Beginning with the line that contains "Convert this chart to D3.js code.", retype the entries below exactly, ending with the line that contains "var notePhi = [0.20346, 0.17726];". Leave out any pictures.

— begin Material to process —

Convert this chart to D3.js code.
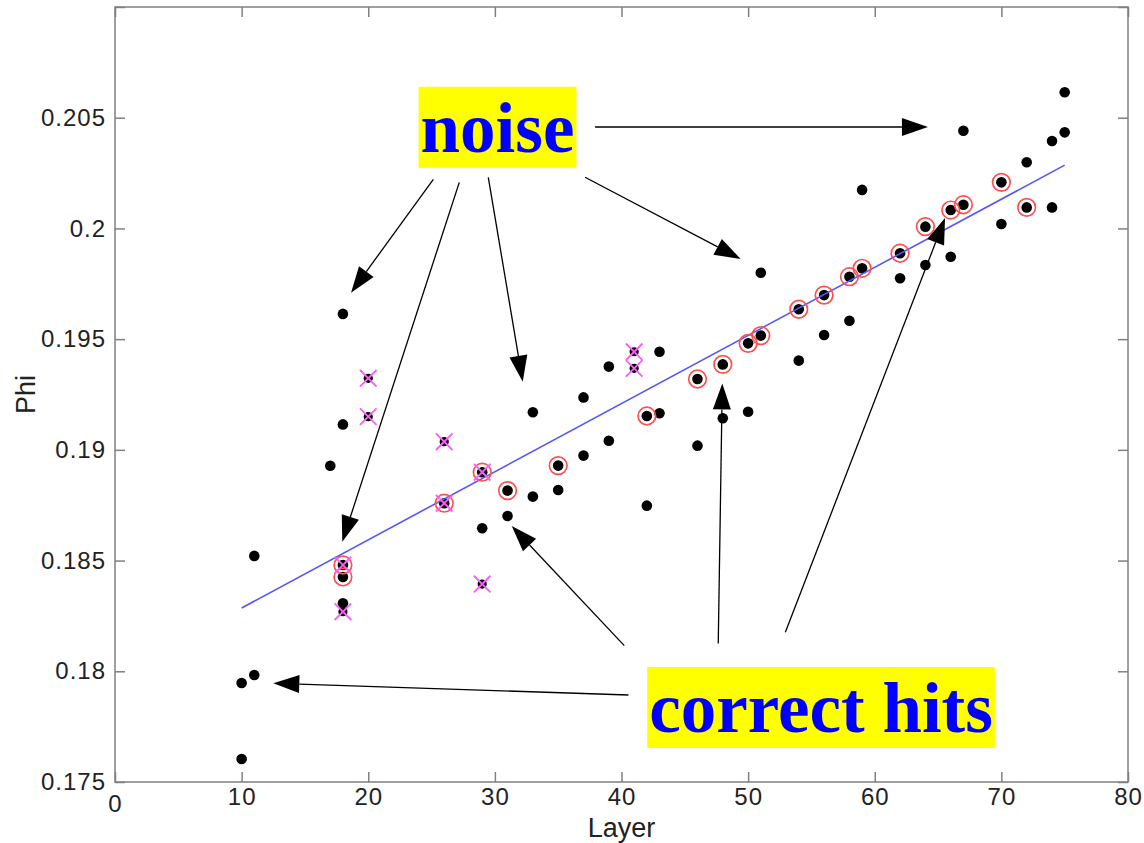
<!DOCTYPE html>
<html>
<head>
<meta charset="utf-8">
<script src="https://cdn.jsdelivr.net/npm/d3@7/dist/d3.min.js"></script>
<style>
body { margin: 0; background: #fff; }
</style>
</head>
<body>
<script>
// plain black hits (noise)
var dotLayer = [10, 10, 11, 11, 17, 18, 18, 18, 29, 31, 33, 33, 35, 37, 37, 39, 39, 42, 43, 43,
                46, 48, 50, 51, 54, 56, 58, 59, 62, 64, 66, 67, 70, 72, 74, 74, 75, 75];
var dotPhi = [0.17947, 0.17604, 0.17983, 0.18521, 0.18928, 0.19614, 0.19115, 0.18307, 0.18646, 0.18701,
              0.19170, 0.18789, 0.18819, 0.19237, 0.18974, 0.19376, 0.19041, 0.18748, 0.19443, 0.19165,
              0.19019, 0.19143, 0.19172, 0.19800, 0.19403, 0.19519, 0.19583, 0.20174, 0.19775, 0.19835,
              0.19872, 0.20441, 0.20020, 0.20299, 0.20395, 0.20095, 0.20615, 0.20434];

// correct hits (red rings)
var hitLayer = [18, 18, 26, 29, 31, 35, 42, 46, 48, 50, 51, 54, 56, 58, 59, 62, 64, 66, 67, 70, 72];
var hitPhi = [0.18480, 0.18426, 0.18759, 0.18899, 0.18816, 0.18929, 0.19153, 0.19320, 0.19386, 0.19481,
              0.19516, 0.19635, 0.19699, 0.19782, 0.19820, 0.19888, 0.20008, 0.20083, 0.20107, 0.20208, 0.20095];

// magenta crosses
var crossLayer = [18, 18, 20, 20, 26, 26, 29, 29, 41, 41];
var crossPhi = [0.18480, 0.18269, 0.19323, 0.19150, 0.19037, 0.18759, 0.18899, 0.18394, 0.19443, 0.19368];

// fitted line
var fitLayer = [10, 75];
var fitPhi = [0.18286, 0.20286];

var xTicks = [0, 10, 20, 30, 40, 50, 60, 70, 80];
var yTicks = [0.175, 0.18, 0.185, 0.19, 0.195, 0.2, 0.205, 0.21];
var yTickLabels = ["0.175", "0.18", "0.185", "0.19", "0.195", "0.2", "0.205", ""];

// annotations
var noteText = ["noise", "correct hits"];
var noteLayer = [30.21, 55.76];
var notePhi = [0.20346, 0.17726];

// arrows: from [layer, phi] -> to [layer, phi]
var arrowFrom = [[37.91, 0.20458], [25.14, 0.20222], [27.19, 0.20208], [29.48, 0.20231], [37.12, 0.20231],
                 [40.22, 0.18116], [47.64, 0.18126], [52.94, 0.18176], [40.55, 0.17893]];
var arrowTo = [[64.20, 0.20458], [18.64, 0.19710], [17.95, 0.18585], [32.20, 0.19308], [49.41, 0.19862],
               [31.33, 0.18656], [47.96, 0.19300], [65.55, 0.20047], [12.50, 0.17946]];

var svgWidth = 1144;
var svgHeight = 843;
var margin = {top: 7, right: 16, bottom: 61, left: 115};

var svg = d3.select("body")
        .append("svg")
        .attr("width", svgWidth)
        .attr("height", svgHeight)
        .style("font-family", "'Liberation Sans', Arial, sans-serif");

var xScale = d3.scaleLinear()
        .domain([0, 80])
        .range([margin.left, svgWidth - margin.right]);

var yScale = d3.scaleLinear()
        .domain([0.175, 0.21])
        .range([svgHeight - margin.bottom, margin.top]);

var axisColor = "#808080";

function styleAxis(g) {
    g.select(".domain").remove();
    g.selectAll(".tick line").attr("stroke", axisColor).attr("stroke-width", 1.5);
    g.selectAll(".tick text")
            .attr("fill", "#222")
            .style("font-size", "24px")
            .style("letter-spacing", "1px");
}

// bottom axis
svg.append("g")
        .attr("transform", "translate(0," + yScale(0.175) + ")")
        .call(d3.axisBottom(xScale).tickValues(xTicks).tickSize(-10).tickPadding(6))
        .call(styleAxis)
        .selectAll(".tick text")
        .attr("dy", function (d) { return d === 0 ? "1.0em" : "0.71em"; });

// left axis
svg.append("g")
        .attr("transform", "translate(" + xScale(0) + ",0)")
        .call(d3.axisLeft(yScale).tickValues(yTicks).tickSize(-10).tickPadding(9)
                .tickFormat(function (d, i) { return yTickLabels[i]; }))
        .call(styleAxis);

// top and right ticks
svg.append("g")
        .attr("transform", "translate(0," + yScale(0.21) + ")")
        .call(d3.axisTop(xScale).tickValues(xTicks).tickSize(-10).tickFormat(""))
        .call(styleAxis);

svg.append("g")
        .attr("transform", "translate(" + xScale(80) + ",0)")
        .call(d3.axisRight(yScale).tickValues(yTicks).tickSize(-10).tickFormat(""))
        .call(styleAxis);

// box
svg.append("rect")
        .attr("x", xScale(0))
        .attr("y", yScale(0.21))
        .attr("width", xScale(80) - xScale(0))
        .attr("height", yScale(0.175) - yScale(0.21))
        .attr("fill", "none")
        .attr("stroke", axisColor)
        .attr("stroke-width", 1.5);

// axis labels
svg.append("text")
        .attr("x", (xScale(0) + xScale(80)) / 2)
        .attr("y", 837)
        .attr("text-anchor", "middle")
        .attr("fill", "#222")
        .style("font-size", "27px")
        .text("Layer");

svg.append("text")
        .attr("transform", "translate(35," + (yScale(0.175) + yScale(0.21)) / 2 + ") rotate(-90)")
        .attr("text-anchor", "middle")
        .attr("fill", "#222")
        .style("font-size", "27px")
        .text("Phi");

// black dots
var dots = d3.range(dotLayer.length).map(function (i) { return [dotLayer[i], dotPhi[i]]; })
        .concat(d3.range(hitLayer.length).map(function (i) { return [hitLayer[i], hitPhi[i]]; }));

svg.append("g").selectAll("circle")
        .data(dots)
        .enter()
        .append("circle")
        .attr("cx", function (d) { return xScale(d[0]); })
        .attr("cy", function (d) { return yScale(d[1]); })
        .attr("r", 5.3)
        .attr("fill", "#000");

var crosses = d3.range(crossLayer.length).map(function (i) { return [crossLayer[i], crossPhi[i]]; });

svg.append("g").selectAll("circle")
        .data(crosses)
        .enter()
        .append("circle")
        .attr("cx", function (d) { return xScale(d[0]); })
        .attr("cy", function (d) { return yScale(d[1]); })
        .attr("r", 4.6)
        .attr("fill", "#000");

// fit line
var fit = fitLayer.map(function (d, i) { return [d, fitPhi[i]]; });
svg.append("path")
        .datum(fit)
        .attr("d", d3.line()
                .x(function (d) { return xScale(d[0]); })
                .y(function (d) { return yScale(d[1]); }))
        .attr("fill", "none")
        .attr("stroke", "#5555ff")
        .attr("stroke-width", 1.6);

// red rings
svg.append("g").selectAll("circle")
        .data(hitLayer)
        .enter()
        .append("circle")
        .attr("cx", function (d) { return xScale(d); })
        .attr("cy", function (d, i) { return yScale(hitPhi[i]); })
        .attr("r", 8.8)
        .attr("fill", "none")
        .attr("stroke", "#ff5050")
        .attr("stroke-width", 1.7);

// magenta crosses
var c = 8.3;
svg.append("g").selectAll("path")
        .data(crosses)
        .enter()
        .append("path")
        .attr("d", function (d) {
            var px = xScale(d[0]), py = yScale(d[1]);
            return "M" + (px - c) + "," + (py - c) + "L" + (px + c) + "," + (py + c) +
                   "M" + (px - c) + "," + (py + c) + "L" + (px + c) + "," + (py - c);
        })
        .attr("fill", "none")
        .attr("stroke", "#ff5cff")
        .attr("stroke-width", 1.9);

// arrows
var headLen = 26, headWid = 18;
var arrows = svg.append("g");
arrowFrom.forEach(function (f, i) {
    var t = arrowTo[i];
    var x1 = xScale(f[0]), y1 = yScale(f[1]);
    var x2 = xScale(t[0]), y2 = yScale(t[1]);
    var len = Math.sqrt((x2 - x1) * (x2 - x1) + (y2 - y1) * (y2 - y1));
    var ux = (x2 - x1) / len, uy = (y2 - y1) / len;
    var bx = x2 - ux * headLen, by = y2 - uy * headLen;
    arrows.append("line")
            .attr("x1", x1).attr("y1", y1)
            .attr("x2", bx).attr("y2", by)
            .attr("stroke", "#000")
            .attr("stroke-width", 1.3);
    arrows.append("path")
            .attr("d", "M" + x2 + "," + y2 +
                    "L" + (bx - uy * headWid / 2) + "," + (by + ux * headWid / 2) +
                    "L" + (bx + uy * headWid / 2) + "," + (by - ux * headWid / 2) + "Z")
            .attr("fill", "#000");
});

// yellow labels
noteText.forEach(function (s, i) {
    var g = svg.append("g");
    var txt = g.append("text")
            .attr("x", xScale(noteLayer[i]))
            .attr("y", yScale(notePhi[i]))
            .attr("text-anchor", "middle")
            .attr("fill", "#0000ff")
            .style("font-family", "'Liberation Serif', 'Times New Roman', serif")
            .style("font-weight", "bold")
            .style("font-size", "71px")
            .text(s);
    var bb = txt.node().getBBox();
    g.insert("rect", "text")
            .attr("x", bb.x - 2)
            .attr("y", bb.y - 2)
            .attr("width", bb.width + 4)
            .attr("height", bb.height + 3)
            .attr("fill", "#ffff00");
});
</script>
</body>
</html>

— end Material to process —
— begin Material to process —

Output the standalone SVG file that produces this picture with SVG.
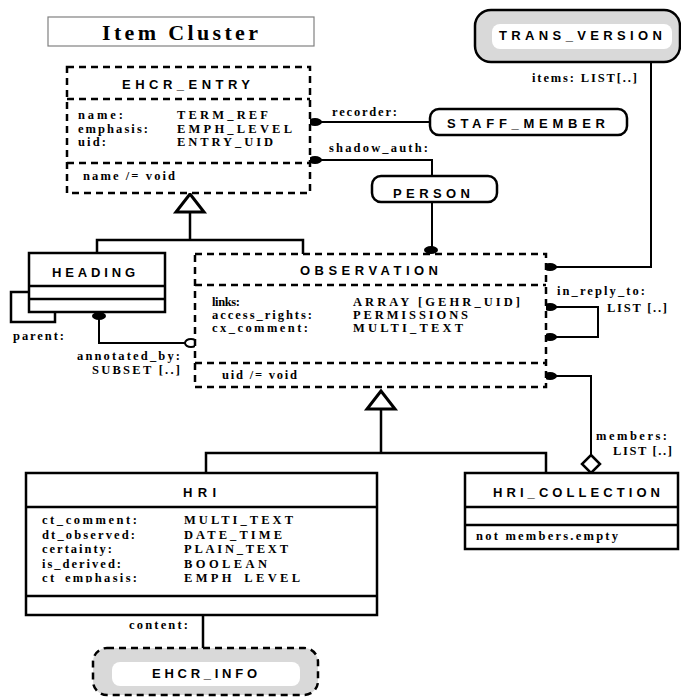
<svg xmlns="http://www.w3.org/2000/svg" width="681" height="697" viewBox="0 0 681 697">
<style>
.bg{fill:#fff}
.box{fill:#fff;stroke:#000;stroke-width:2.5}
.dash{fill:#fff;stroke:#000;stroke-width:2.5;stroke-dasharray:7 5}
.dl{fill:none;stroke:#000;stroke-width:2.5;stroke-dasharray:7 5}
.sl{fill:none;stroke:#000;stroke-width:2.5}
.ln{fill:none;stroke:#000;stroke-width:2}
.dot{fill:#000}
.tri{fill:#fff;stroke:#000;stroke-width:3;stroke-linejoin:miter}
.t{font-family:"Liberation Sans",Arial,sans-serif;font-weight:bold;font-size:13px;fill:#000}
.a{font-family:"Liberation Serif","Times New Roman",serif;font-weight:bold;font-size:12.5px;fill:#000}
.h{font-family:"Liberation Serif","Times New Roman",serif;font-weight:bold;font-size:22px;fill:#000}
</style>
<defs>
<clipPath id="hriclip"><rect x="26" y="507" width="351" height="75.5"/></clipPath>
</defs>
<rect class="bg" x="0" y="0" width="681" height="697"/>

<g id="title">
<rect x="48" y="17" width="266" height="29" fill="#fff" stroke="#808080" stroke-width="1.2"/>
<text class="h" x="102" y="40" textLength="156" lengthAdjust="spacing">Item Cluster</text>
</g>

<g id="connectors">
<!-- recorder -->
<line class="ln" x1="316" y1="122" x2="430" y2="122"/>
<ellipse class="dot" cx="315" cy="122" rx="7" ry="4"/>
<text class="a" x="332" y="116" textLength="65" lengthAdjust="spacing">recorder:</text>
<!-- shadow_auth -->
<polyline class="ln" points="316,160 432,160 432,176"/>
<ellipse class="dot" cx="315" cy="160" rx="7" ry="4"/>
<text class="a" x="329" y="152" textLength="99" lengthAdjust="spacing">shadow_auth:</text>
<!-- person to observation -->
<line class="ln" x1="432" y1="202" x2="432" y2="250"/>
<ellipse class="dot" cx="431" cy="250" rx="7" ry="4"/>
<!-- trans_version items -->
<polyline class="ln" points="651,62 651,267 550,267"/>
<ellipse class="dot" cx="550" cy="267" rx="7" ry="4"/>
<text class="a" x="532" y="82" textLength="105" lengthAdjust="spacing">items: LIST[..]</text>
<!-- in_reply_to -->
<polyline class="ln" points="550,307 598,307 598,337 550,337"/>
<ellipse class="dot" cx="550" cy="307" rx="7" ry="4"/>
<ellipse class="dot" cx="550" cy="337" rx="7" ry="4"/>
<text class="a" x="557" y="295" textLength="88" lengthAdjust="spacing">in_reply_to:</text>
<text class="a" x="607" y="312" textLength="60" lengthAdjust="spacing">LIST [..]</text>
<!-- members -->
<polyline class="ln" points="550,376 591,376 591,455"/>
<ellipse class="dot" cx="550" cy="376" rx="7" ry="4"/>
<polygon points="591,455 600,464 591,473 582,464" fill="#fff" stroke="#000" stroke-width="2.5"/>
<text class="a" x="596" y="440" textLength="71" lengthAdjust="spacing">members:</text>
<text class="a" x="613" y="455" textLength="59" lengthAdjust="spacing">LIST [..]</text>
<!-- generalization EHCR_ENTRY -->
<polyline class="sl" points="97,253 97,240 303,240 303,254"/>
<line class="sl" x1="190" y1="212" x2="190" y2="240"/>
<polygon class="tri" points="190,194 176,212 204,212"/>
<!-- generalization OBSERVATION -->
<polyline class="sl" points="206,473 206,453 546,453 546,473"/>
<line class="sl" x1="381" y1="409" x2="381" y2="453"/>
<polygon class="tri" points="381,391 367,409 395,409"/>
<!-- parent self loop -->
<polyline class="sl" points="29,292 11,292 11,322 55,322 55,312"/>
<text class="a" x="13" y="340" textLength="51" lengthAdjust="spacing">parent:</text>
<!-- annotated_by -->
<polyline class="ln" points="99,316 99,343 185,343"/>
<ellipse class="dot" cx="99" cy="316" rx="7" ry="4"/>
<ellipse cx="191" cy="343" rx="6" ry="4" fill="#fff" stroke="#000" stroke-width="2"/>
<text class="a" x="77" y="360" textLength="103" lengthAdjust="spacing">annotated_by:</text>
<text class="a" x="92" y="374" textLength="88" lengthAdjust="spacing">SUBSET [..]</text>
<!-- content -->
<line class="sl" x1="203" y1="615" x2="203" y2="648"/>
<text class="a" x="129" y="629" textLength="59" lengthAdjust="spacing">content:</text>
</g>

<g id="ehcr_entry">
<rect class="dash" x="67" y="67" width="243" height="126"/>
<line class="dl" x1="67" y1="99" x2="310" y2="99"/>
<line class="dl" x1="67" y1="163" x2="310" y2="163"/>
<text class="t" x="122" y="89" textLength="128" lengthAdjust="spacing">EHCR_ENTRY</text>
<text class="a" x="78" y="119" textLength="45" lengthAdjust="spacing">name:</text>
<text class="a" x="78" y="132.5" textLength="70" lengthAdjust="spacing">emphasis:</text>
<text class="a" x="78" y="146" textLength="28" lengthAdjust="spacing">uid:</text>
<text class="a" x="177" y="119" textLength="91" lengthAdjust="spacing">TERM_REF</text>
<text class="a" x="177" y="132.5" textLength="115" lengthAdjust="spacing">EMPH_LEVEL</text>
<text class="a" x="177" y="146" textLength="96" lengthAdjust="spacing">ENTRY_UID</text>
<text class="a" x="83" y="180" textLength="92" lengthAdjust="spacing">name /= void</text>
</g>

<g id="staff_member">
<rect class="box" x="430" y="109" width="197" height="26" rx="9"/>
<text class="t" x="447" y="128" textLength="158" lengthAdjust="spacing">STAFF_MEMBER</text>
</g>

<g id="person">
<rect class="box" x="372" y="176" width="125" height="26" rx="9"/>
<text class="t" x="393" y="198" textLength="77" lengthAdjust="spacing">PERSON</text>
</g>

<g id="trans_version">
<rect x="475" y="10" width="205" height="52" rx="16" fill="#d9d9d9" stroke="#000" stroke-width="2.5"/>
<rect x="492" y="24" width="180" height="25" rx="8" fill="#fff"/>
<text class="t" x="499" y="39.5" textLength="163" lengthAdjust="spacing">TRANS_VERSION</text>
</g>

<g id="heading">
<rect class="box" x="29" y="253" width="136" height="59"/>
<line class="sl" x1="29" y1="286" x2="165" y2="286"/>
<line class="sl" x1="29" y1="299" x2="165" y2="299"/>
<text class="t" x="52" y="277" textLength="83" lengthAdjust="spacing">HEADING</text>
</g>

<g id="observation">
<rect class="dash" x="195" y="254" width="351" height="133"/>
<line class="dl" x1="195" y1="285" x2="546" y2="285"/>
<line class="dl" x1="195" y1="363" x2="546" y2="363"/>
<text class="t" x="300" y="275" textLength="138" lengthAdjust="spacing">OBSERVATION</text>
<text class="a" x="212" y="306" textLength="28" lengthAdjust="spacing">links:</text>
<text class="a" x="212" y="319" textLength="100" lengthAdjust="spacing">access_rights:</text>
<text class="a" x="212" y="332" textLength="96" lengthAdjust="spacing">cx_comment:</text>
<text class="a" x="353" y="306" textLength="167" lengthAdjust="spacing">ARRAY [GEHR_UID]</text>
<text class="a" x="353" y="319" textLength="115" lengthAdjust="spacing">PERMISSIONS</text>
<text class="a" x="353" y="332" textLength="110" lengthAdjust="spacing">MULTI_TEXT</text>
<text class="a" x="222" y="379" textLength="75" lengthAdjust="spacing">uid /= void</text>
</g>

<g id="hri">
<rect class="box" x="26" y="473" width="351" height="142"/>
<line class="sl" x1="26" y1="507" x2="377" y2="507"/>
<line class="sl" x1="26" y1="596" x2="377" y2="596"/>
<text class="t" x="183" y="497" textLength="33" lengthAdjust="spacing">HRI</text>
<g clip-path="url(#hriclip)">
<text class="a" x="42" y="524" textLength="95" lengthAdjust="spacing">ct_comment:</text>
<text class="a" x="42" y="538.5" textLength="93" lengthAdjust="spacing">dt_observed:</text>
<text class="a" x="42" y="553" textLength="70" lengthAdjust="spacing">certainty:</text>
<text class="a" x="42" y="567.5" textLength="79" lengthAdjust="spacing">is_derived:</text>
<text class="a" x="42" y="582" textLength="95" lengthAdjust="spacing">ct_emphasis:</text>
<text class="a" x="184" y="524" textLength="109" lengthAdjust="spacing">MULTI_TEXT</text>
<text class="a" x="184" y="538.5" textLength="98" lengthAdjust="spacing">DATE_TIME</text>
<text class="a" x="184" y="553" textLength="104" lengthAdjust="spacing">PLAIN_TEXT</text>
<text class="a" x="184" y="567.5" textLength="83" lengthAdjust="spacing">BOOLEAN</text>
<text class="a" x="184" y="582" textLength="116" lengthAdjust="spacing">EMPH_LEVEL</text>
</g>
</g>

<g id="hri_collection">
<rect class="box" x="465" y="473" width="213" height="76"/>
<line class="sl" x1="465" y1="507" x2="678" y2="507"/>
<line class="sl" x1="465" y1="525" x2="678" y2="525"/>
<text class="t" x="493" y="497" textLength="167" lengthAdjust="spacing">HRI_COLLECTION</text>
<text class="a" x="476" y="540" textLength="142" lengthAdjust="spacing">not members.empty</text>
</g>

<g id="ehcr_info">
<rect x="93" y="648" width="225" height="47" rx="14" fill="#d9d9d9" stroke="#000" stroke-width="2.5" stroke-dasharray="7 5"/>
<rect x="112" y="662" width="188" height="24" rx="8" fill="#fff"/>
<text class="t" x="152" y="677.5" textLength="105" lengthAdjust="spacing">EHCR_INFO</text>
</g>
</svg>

— end Material to process —
— begin Material to process —

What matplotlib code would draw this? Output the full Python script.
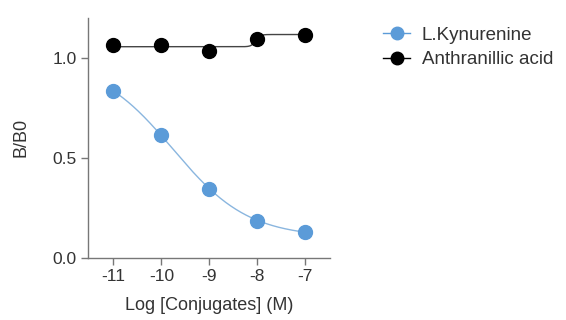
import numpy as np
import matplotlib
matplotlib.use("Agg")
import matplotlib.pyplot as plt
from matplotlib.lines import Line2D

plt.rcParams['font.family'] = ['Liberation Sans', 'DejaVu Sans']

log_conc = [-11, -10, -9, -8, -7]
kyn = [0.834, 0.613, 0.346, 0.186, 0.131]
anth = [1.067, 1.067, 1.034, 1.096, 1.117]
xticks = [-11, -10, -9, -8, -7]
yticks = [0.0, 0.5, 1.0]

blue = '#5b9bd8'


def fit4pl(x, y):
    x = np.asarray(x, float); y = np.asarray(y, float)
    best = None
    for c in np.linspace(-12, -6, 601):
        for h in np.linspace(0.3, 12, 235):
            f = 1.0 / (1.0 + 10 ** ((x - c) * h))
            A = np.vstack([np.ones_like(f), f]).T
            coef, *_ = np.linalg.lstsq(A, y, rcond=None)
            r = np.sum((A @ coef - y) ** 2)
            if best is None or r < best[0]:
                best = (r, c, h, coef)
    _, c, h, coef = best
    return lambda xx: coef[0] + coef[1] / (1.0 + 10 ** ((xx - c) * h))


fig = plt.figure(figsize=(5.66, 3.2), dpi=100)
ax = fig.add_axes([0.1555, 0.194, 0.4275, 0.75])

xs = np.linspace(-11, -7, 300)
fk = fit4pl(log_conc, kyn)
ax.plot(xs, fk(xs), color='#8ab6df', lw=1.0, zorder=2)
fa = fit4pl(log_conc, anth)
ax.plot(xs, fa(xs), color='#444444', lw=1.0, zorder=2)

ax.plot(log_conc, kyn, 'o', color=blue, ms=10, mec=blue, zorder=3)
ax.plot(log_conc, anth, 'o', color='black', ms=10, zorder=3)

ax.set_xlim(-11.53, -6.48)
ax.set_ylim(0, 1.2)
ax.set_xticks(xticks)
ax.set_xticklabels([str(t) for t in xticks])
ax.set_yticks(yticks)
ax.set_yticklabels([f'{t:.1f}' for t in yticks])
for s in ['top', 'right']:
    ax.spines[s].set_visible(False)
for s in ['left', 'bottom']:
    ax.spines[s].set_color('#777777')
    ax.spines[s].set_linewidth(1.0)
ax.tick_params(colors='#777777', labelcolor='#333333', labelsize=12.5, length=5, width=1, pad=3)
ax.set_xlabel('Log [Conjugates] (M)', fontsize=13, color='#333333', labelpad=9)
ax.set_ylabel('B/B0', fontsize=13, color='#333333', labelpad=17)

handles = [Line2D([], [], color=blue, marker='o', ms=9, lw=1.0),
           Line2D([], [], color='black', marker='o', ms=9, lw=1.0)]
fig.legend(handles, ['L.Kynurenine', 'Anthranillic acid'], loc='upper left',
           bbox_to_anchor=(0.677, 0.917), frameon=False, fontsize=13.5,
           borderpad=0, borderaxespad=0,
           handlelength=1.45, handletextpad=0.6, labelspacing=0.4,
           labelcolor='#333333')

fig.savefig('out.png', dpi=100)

— end Material to process —

Exercise response →
Convert this chart to D3.js code.
<!DOCTYPE html>
<html>
<head>
<meta charset="utf-8">
<script src="https://cdn.jsdelivr.net/npm/d3@7/dist/d3.min.js"></script>
<style>
body { margin: 0; background: #fff; }
</style>
</head>
<body>
<script>
// plain black hits (noise)
var dotLayer = [10, 10, 11, 11, 17, 18, 18, 18, 29, 31, 33, 33, 35, 37, 37, 39, 39, 42, 43, 43,
                46, 48, 50, 51, 54, 56, 58, 59, 62, 64, 66, 67, 70, 72, 74, 74, 75, 75];
var dotPhi = [0.17947, 0.17604, 0.17983, 0.18521, 0.18928, 0.19614, 0.19115, 0.18307, 0.18646, 0.18701,
              0.19170, 0.18789, 0.18819, 0.19237, 0.18974, 0.19376, 0.19041, 0.18748, 0.19443, 0.19165,
              0.19019, 0.19143, 0.19172, 0.19800, 0.19403, 0.19519, 0.19583, 0.20174, 0.19775, 0.19835,
              0.19872, 0.20441, 0.20020, 0.20299, 0.20395, 0.20095, 0.20615, 0.20434];

// correct hits (red rings)
var hitLayer = [18, 18, 26, 29, 31, 35, 42, 46, 48, 50, 51, 54, 56, 58, 59, 62, 64, 66, 67, 70, 72];
var hitPhi = [0.18480, 0.18426, 0.18759, 0.18899, 0.18816, 0.18929, 0.19153, 0.19320, 0.19386, 0.19481,
              0.19516, 0.19635, 0.19699, 0.19782, 0.19820, 0.19888, 0.20008, 0.20083, 0.20107, 0.20208, 0.20095];

// magenta crosses
var crossLayer = [18, 18, 20, 20, 26, 26, 29, 29, 41, 41];
var crossPhi = [0.18480, 0.18269, 0.19323, 0.19150, 0.19037, 0.18759, 0.18899, 0.18394, 0.19443, 0.19368];

// fitted line
var fitLayer = [10, 75];
var fitPhi = [0.18286, 0.20286];

var xTicks = [0, 10, 20, 30, 40, 50, 60, 70, 80];
var yTicks = [0.175, 0.18, 0.185, 0.19, 0.195, 0.2, 0.205, 0.21];
var yTickLabels = ["0.175", "0.18", "0.185", "0.19", "0.195", "0.2", "0.205", ""];

// annotations
var noteText = ["noise", "correct hits"];
var noteLayer = [30.21, 55.76];
var notePhi = [0.20346, 0.17726];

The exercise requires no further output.